--- BEGIN ---

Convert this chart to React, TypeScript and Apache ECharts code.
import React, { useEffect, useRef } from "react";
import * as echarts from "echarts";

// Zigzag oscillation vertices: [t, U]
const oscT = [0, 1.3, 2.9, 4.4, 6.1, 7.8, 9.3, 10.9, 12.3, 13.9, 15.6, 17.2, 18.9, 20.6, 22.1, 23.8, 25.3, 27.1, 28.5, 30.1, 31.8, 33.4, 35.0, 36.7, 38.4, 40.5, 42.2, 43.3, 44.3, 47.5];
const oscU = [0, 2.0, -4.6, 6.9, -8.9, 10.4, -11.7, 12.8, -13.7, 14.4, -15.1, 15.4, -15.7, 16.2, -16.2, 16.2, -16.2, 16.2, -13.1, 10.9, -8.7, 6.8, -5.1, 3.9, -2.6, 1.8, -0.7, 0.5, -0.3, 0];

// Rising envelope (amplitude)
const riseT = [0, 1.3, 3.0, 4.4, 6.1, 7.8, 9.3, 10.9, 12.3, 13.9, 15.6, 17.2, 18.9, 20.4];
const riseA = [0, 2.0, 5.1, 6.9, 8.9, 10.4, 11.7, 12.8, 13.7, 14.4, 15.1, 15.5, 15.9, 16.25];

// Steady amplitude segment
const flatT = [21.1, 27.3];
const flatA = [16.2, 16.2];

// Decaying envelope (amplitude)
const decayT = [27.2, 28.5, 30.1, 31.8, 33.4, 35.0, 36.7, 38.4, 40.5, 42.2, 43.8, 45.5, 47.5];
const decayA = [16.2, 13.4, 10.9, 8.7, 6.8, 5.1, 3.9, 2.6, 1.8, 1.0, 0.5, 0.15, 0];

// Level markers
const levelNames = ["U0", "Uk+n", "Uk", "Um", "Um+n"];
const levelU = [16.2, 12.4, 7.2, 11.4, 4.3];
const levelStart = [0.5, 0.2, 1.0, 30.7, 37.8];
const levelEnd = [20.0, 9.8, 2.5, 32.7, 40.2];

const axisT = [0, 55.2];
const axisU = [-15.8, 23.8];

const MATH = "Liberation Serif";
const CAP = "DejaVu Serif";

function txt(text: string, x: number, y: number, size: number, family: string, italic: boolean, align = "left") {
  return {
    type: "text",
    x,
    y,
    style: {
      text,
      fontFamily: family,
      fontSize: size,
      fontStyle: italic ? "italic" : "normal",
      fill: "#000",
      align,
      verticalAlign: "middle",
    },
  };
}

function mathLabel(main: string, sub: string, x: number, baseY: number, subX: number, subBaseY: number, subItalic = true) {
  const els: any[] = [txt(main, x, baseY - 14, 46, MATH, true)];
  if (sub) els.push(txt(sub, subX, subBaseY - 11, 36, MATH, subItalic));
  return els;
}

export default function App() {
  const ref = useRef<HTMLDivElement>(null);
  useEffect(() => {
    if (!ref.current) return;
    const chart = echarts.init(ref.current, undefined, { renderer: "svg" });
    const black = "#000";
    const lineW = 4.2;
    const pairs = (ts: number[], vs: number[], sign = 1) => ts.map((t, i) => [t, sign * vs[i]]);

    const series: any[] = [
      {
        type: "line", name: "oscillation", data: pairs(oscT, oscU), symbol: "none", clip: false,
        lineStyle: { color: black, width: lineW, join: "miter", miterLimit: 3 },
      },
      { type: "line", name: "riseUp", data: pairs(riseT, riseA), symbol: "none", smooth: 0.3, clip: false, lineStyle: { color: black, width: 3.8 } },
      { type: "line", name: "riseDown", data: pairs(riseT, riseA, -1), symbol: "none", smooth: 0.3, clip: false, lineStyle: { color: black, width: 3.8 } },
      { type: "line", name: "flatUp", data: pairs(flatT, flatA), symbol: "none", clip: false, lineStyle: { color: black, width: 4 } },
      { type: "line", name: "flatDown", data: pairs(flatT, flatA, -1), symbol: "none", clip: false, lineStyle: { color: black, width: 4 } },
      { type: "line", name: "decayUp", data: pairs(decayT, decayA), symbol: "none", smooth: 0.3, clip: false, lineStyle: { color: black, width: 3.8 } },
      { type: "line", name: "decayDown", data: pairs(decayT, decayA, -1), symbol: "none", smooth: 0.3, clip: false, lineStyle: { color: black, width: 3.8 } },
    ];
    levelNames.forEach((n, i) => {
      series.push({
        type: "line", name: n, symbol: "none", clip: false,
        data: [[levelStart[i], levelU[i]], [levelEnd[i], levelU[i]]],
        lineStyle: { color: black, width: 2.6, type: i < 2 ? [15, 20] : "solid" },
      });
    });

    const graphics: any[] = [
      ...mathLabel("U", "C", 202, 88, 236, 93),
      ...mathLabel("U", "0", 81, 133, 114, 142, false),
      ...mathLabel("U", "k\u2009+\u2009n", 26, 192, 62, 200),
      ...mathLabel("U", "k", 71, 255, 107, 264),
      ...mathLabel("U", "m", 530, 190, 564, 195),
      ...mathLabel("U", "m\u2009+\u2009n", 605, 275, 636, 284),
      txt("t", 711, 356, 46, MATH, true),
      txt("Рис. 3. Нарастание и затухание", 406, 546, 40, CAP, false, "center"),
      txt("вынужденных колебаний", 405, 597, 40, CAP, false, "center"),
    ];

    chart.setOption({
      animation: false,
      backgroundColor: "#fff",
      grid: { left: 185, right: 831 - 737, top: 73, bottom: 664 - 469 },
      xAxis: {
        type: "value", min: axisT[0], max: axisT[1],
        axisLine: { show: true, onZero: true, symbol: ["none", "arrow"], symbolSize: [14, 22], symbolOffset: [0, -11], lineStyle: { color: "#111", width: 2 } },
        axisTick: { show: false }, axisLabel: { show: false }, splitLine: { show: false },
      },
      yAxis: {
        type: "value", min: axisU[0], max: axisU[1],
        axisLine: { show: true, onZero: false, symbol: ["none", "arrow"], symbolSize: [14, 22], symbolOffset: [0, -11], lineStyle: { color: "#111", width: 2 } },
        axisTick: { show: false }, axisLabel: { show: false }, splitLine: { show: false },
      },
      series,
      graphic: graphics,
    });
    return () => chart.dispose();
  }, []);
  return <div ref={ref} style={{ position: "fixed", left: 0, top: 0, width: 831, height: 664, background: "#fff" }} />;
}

--- END ---

**GOAL:**
Scan the listing above and copy all lines containing the word "React".

**WRITTEN ANSWER:**
Convert this chart to React, TypeScript and Apache ECharts code.
import React, { useEffect, useRef } from "react";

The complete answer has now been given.